━━━━━ RECORDS FOR THIS EXERCISE

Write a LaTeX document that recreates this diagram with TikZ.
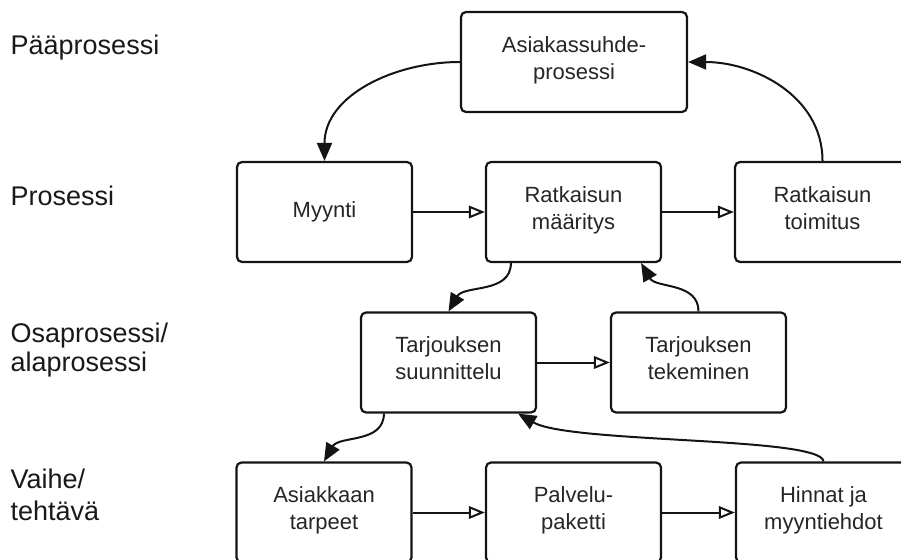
\documentclass[tikz,border=0pt]{standalone}
\usepackage{fontspec}
\setmainfont{Liberation Sans}
\usetikzlibrary{arrows.meta}
\begin{document}
\begin{tikzpicture}[x=1pt,y=1pt,
  box/.style={draw=black!92, line width=2.2pt, fill=white, rounded corners=5pt,
    minimum width=175pt, minimum height=100pt, inner sep=0pt, align=center,
    text=black!85, font=\fontsize{22}{27}\selectfont},
  lvl/.style={anchor=base west, inner sep=0pt, text=black!90, font=\fontsize{27}{31}\selectfont},
  flow/.style={draw=black!92, line width=2pt, -{Triangle[open, length=16pt, width=12.5pt]}},
  link/.style={draw=black!92, line width=2pt, -{Triangle[length=18pt, width=15pt]}}]
\useasboundingbox (0,0) rectangle (901,-559);
\clip (0,0) rectangle (901,-559);

% level labels
\node[lvl] (l1)  at (10.5,-55)  {Pääprosessi};
\node[lvl] (l2)  at (10.5,-205) {Prosessi};
\node[lvl] (l3a) at (10.5,-342) {Osaprosessi/};
\node[lvl] (l3b) at (10.5,-371) {alaprosessi};
\node[lvl] (l4a) at (10.5,-488) {Vaihe/};
\node[lvl] (l4b) at (10.5,-520) {tehtävä};

% boxes
\node[box, minimum width=226pt] (top) at (574,-62) {Asiakassuhde-\\prosessi\strut};
\node[box] (myynti)      at (324.5,-212)   {Myynti\strut};
\node[box] (maaritys)    at (573.5,-212)   {Ratkaisun\\määritys\strut};
\node[box] (toimitus)    at (822.5,-212)   {Ratkaisun\\toimitus\strut};
\node[box] (suunnittelu) at (448.5,-362.5) {Tarjouksen\\suunnittelu\strut};
\node[box] (tekeminen)   at (698.5,-362.5) {Tarjouksen\\tekeminen\strut};
\node[box] (tarpeet)     at (324,-512.5)   {Asiakkaan\\tarpeet\strut};
\node[box] (paketti)     at (573.5,-512.5) {Palvelu-\\paketti\strut};
\node[box] (hinnat)      at (823.5,-512.5) {Hinnat ja\\myyntiehdot\strut};

% straight flow arrows
\draw[flow] (myynti.east) -- (maaritys.west);
\draw[flow] (maaritys.east) -- (toimitus.west);
\draw[flow] (suunnittelu.east) -- (tekeminen.west);
\draw[flow] (tarpeet.east) -- (paketti.west);
\draw[flow] (paketti.east) -- (hinnat.west);

% curved links
\coordinate (m1) at ([xshift=26pt]maaritys.south west);
\coordinate (m2) at ([xshift=-21pt]maaritys.south east);
\coordinate (s1) at ([xshift=24pt]suunnittelu.south west);
\coordinate (s2) at ([xshift=-19pt]suunnittelu.south east);

\draw[link] (top.west) to[out=180,in=90] (myynti.north);
\draw[link] (toimitus.north) to[out=90,in=0] (top.east);
\draw[link] (m1) to[out=-90,in=60] (suunnittelu.north);
\draw[link] (tekeminen.north) to[out=90,in=-60] (m2);
\draw[link] (s1) to[out=-90,in=60] (tarpeet.north);
\draw[link] (hinnat.north) to[out=95,in=-30,out distance=25pt,in distance=60pt] (s2);
\end{tikzpicture}
\end{document}
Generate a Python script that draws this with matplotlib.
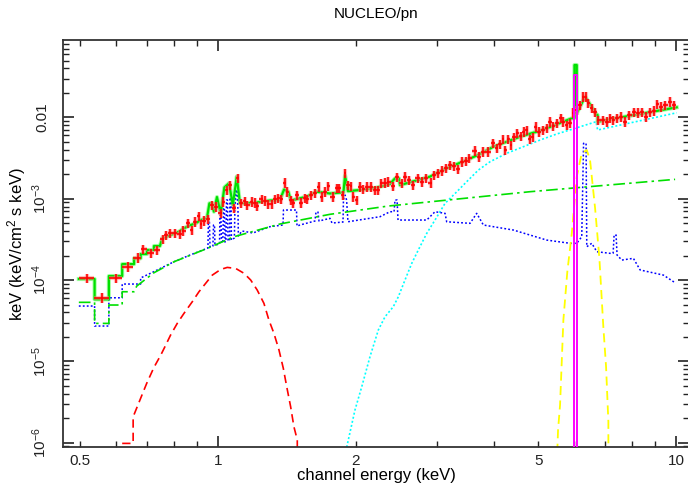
import numpy as np
import matplotlib
matplotlib.use("Agg")
import matplotlib.pyplot as plt
from matplotlib.ticker import FixedLocator, FuncFormatter, NullFormatter

plt.rcParams["font.family"] = ["Liberation Sans", "DejaVu Sans"]
plt.rcParams["mathtext.fontset"] = "custom"
plt.rcParams["mathtext.rm"] = "Liberation Sans"
plt.rcParams["mathtext.it"] = "Liberation Sans:italic"

# data points (keV, keV^2 ph/cm2/s/keV in units of 1e-3)
energy = [0.517, 0.557, 0.598, 0.637, 0.669, 0.687, 0.713, 0.737, 0.757, 0.770,
          0.786, 0.804, 0.826, 0.840, 0.860, 0.876, 0.889, 0.908, 0.918, 0.932,
          0.951, 0.972, 0.989, 1.014, 1.027, 1.045, 1.062, 1.084, 1.104, 1.121,
          1.145, 1.159, 1.185, 1.204, 1.218, 1.246, 1.267, 1.288, 1.310, 1.332,
          1.354, 1.373, 1.401, 1.417, 1.441, 1.456, 1.490, 1.518, 1.549, 1.567,
          1.594, 1.628, 1.664, 1.684, 1.712, 1.741, 1.780, 1.816, 1.840, 1.872,
          1.891, 1.925, 1.951, 1.974, 2.008, 2.042, 2.076, 2.112, 2.155, 2.202,
          2.239, 2.270, 2.316, 2.354, 2.414, 2.463, 2.518, 2.560, 2.616, 2.669,
          2.729, 2.785, 2.845, 2.913, 2.962, 3.027, 3.079, 3.146, 3.211, 3.276,
          3.347, 3.405, 3.474, 3.538, 3.640, 3.715, 3.796, 3.893, 3.979, 4.060,
          4.128, 4.197, 4.233, 4.304, 4.356, 4.429, 4.503, 4.580, 4.657, 4.721,
          4.800, 4.866, 4.947, 5.014, 5.132, 5.220, 5.307, 5.396, 5.505, 5.601,
          5.674, 5.772, 5.869, 5.967, 6.070, 6.171, 6.275, 6.361, 6.435, 6.545,
          6.656, 6.767, 6.937, 7.079, 7.176, 7.296, 7.443, 7.573, 7.737, 7.907,
          8.096, 8.273, 8.416, 8.599, 8.773, 8.954, 9.104, 9.274, 9.462, 9.703, 9.900]
flux = [0.105, 0.0605, 0.105, 0.146, 0.188, 0.239, 0.213, 0.234, 0.319, 0.355,
        0.375, 0.375, 0.365, 0.404, 0.498, 0.412, 0.521, 0.612, 0.489, 0.536,
        0.558, 0.837, 0.797, 0.661, 0.918, 1.28, 1.47, 0.769, 1.78, 0.878,
        0.937, 0.837, 0.918, 0.893, 0.813, 0.984, 0.945, 0.861, 0.861, 0.984,
        1.01, 0.984, 1.57, 1.22, 0.964, 0.878, 1.11, 0.893, 1.01, 0.984,
        1.11, 1.16, 1.41, 1.06, 1.22, 1.43, 1.06, 1.34, 1.34, 1.11,
        2.05, 1.47, 1.43, 1.06, 0.964, 1.41, 1.31, 1.41, 1.41, 1.28,
        1.28, 1.55, 1.57, 1.62, 1.43, 1.83, 1.55, 1.87, 1.70, 1.47,
        1.78, 1.62, 1.78, 1.57, 1.96, 2.05, 2.21, 2.37, 2.60, 2.52,
        2.30, 2.85, 2.91, 3.14, 3.89, 3.29, 3.79, 3.79, 4.80, 4.17,
        4.71, 5.38, 3.97, 5.38, 4.58, 5.69, 6.37, 5.90, 6.67, 7.00,
        5.38, 5.69, 7.69, 6.67, 7.00, 7.34, 8.85, 7.84, 8.46, 9.75,
        8.85, 8.07, 8.46, 11.4, 12.3, 14.2, 18.0, 18.0, 14.9, 12.9,
        11.7, 9.29, 9.29, 8.85, 9.75, 9.29, 9.75, 10.2, 8.85, 10.7,
        11.7, 11.4, 11.7, 10.2, 11.7, 12.1, 14.6, 13.5, 14.2, 15.6, 14.2]
rel_err = 0.13

# total model (green)
model_e = [0.497, 0.538, 0.538, 0.578, 0.578, 0.618, 0.618, 0.656, 0.656, 0.678,
           0.678, 0.700, 0.700, 0.725, 0.725, 0.747, 0.756, 0.788, 0.822, 0.843,
           0.872, 0.894, 0.917, 0.946, 0.958, 0.970, 0.980, 0.995, 1.014, 1.033,
           1.057, 1.078, 1.099, 1.117, 1.192, 1.299, 1.366, 1.394, 1.424, 1.443,
           1.562, 1.643, 1.756, 1.847, 1.879, 1.894, 1.922, 2.042, 2.221, 2.374,
           2.435, 2.484, 2.497, 2.903, 3.157, 3.491, 3.734, 3.992, 4.269, 4.564,
           5.048, 5.443, 5.920, 6.00, 6.00, 6.07, 6.07, 6.329, 6.714, 6.741,
           6.741, 7.545, 8.773, 10.03]
model_f = [1.03e-4, 1.03e-4, 5.79e-5, 5.79e-5, 1.12e-4, 1.12e-4, 1.57e-4, 1.57e-4, 1.85e-4, 1.85e-4,
           2.09e-4, 2.09e-4, 2.34e-4, 2.34e-4, 2.62e-4, 2.62e-4, 3.26e-4, 3.58e-4, 3.93e-4, 4.33e-4,
           4.75e-4, 4.98e-4, 5.47e-4, 5.74e-4, 8.78e-4, 8.78e-4, 6.92e-4, 1.05e-3, 6.61e-4, 1.38e-3,
           1.55e-3, 8.37e-4, 1.87e-3, 8.78e-4, 8.86e-4, 9.51e-4, 9.64e-4, 1.30e-3, 1.22e-3, 9.51e-4,
           1.06e-3, 1.22e-3, 1.16e-3, 1.19e-3, 1.19e-3, 1.93e-3, 1.24e-3, 1.28e-3, 1.37e-3, 1.52e-3,
           1.78e-3, 1.78e-3, 1.47e-3, 1.87e-3, 2.37e-3, 2.99e-3, 3.55e-3, 4.36e-3, 5.02e-3, 5.79e-3,
           6.86e-3, 8.07e-3, 9.75e-3, 9.8e-3, 4.41e-2, 4.41e-2, 1.12e-2, 1.80e-2, 1.07e-2, 1.07e-2,
           8.85e-3, 9.97e-3, 1.16e-2, 1.33e-2]

# power law (green dash-dot)
pl_e = [0.497, 0.538, 0.538, 0.578, 0.578, 0.618, 0.618, 0.656, 0.665, 0.725,
        0.762, 0.802, 0.948, 1.084, 1.366, 1.756, 2.354, 4.800, 9.95]
pl_f = [5.32e-5, 5.32e-5, 2.93e-5, 2.93e-5, 4.93e-5, 4.93e-5, 7.18e-5, 7.18e-5, 8.44e-5, 1.23e-4,
        1.43e-4, 1.68e-4, 2.45e-4, 3.41e-4, 4.89e-4, 6.43e-4, 8.13e-4, 1.22e-3, 1.73e-3]

# reflection with lines (blue dotted)
refl_e = [0.497, 0.538, 0.538, 0.578, 0.578, 0.618, 0.618, 0.678, 0.678, 0.725,
          0.762, 0.802, 0.869, 0.946, 0.951, 0.953, 0.958, 0.961, 0.975, 0.978,
          0.983, 0.985, 1.008, 1.010, 1.015, 1.018, 1.025, 1.028, 1.033, 1.036,
          1.041, 1.044, 1.049, 1.052, 1.060, 1.062, 1.068, 1.070, 1.086, 1.089,
          1.095, 1.100, 1.106, 1.108, 1.128, 1.192, 1.299, 1.387, 1.390, 1.484,
          1.488, 1.510, 1.628, 1.637, 1.653, 1.662, 1.756, 1.774, 1.875, 1.879,
          1.894, 1.909, 1.922, 2.258, 2.374, 2.423, 2.435, 2.460, 2.472, 2.856,
          2.977, 3.131, 3.157, 3.550, 3.671, 3.796, 4.414, 5.220, 5.869, 6.070,
          6.224, 6.281, 6.361, 6.383, 6.545, 6.714, 7.176, 7.287, 7.323, 7.396,
          7.433, 7.612, 8.068, 8.347, 9.383, 9.95]
refl_f = [4.79e-5, 4.79e-5, 2.72e-5, 2.72e-5, 6.05e-5, 6.05e-5, 8.93e-5, 8.93e-5, 1.06e-4, 1.27e-4,
          1.46e-4, 1.68e-4, 2.03e-4, 2.45e-4, 2.48e-4, 5.17e-4, 5.17e-4, 2.55e-4, 2.62e-4, 4.75e-4,
          4.75e-4, 2.69e-4, 2.77e-4, 6.31e-4, 6.31e-4, 2.85e-4, 2.93e-4, 7.69e-4, 7.69e-4, 2.93e-4,
          3.02e-4, 9.64e-4, 9.64e-4, 3.02e-4, 3.10e-4, 1.02e-3, 1.02e-3, 3.10e-4, 3.29e-4, 7.26e-4,
          1.28e-3, 1.28e-3, 7.26e-4, 3.48e-4, 4.01e-4, 3.79e-4, 4.53e-4, 4.75e-4, 7.26e-4, 7.26e-4,
          4.61e-4, 4.75e-4, 5.32e-4, 6.86e-4, 6.86e-4, 5.32e-4, 5.74e-4, 5.02e-4, 5.17e-4, 9.64e-4,
          1.11e-3, 9.64e-4, 5.21e-4, 6.01e-4, 6.92e-4, 6.92e-4, 9.64e-4, 9.64e-4, 5.47e-4, 5.47e-4,
          6.92e-4, 6.61e-4, 5.21e-4, 4.98e-4, 6.61e-4, 4.75e-4, 4.12e-4, 3.10e-4, 2.83e-4, 2.83e-4,
          3.41e-4, 4.80e-3, 4.80e-3, 2.57e-4, 2.83e-4, 2.23e-4, 2.13e-4, 2.14e-4, 3.58e-4, 3.58e-4,
          2.03e-4, 1.76e-4, 1.85e-4, 1.33e-4, 1.15e-4, 9.27e-5]

# absorbed power law (cyan dotted)
abs_e = [1.910, 1.991, 2.060, 2.147, 2.239, 2.316, 2.414, 2.476, 2.560, 2.648,
         2.737, 2.856, 2.977, 3.131, 3.293, 3.491, 3.701, 3.926, 4.269, 4.641,
         5.048, 5.489, 6.019, 6.689, 6.741, 10.03]
abs_f = [8.8e-7, 2.52e-6, 4.87e-6, 1.14e-5, 2.43e-5, 3.54e-5, 4.70e-5, 6.23e-5, 1.00e-4, 1.60e-4,
         2.34e-4, 3.75e-4, 5.47e-4, 8.78e-4, 1.16e-3, 1.62e-3, 2.25e-3, 2.85e-3, 3.62e-3, 4.36e-3,
         5.27e-3, 6.25e-3, 7.34e-3, 8.85e-3, 7.00e-3, 1.14e-2]

# soft component (red dashed)
soft_e = [0.618, 0.653, 0.653, 0.678, 0.699, 0.725, 0.750, 0.769, 0.788, 0.815,
          0.843, 0.879, 0.909, 0.940, 0.972, 1.014, 1.048, 1.093, 1.140, 1.179,
          1.218, 1.260, 1.292, 1.325, 1.359, 1.389, 1.413, 1.441, 1.465, 1.490, 1.490]
soft_f = [9.8e-7, 9.8e-7, 2.08e-6, 3.51e-6, 5.36e-6, 8.44e-6, 1.19e-5, 1.58e-5, 2.10e-5, 2.93e-5,
          3.89e-5, 5.41e-5, 7.18e-5, 9.10e-5, 1.15e-4, 1.35e-4, 1.43e-4, 1.39e-4, 1.21e-4, 1.00e-4,
          7.54e-5, 5.17e-5, 3.22e-5, 2.21e-5, 1.38e-5, 8.20e-6, 4.87e-6, 2.77e-6, 1.57e-6, 1.08e-6, 5e-7]

# broad Fe line (yellow dashed)
feline_e = [5.489, 5.525, 5.581, 5.675, 5.789, 5.920, 6.070, 6.224, 6.383, 6.489,
            6.656, 6.801, 6.937, 7.033, 7.115, 7.115]
feline_f = [5e-7, 1.43e-6, 2.90e-6, 3.22e-5, 1.27e-4, 3.75e-4, 1.87e-3, 3.62e-3, 3.97e-3, 2.99e-3,
            7.62e-4, 1.85e-4, 2.67e-5, 8.59e-6, 1.81e-6, 5e-7]

# narrow line (magenta)
narrow_e = [6.00, 6.00, 6.07, 6.07]
narrow_f = [5e-7, 3.33e-2, 3.33e-2, 5e-7]

energy = np.array(energy)
flux = np.array(flux) * 1e-3
mid = np.sqrt(energy[1:] * energy[:-1])
lo = np.concatenate([[energy[0] ** 2 / mid[0]], mid])
hi = np.concatenate([mid, [energy[-1] ** 2 / mid[-1]]])
xerr = [energy - lo, hi - energy]
yerr = flux * rel_err

fig = plt.figure(figsize=(6.88, 4.86), dpi=100)
ax = fig.add_axes([63 / 688, 39 / 486, 626 / 688, 407 / 486])
ax.set_xscale("log")
ax.set_yscale("log")
ax.set_xlim(0.459, 10.67)
ax.set_ylim(8.85e-7, 0.0895)

ax.plot(soft_e, soft_f, color="#ff0000", lw=1.2, dashes=(5, 3))
ax.plot(abs_e, abs_f, color="#00ffff", lw=1.2, dashes=(1.2, 1.3))
ax.plot(refl_e, refl_f, color="#0000ff", lw=1.1, dashes=(1.2, 1.4))
ax.plot(pl_e, pl_f, color="#00e000", lw=1.2, dashes=(7, 2.5, 1.5, 2.5))
ax.plot(feline_e, feline_f, color="#ffff00", lw=1.3, dashes=(5, 3))
ax.plot(model_e, model_f, color="#00ff00", lw=3, alpha=0.35)
ax.plot(model_e, model_f, color="#00e000", lw=1.6)
# magenta drawn over the total model so only the green tip shows above it
ax.plot(narrow_e, narrow_f, color="#ff00ff", lw=1.4, zorder=3)

ax.errorbar(energy, flux, xerr=xerr, yerr=yerr, fmt="none", ecolor="#ff8080", elinewidth=3.0, alpha=0.5)
ax.errorbar(energy, flux, xerr=xerr, yerr=yerr, fmt="none", ecolor="#ff0000", elinewidth=1.2)

ax.set_title("NUCLEO/pn", fontsize=11, pad=16)
ax.set_xlabel("channel energy (keV)", fontsize=12, labelpad=0)
ax.set_ylabel("keV (keV/cm$^2$ s keV)", fontsize=12, labelpad=2)

ax.xaxis.set_major_locator(FixedLocator([1, 10]))
ax.xaxis.set_minor_locator(FixedLocator([0.5, 0.6, 0.7, 0.8, 0.9, 2, 3, 4, 5, 6, 7, 8, 9]))
ax.xaxis.set_major_formatter(FuncFormatter(lambda v, p: "%g" % v))
ax.xaxis.set_minor_formatter(FuncFormatter(lambda v, p: "%g" % v if v in (0.5, 2, 5) else ""))


def yfmt(v, p):
    if abs(v - 0.01) < 1e-6:
        return "0.01"
    return "10$^{%d}$" % int(round(np.log10(v)))


ax.yaxis.set_major_locator(FixedLocator([1e-6, 1e-5, 1e-4, 1e-3, 1e-2]))
ax.yaxis.set_minor_locator(FixedLocator([m * 10.0 ** k for k in range(-7, -1) for m in range(2, 10)]))
ax.yaxis.set_major_formatter(FuncFormatter(yfmt))
ax.yaxis.set_minor_formatter(NullFormatter())

ax.tick_params(which="both", direction="in", top=True, right=True, colors="#222222", labelsize=11)
ax.tick_params(which="major", length=8, width=1.2)
ax.tick_params(which="minor", length=4, width=1.0)
ax.tick_params(axis="x", which="both", pad=5)
ax.tick_params(axis="y", which="both", pad=10)
for lab in ax.get_yticklabels():
    lab.set_rotation(90)
    lab.set_va("center")
for sp in ax.spines.values():
    sp.set_color("#333333")
    sp.set_linewidth(1.3)

fig.savefig("out.png", dpi=100)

━━━━━━━━━━

— PROBLEM TO SOLVE —
Every line from the one containing "Generate a Python" through the one containing "from matplotlib.ticker import" should be quoted exactly, and no other lines; keep pictures out of the copy.

— THE OUTPUT —
Generate a Python script that draws this with matplotlib.
import numpy as np
import matplotlib
matplotlib.use("Agg")
import matplotlib.pyplot as plt
from matplotlib.ticker import FixedLocator, FuncFormatter, NullFormatter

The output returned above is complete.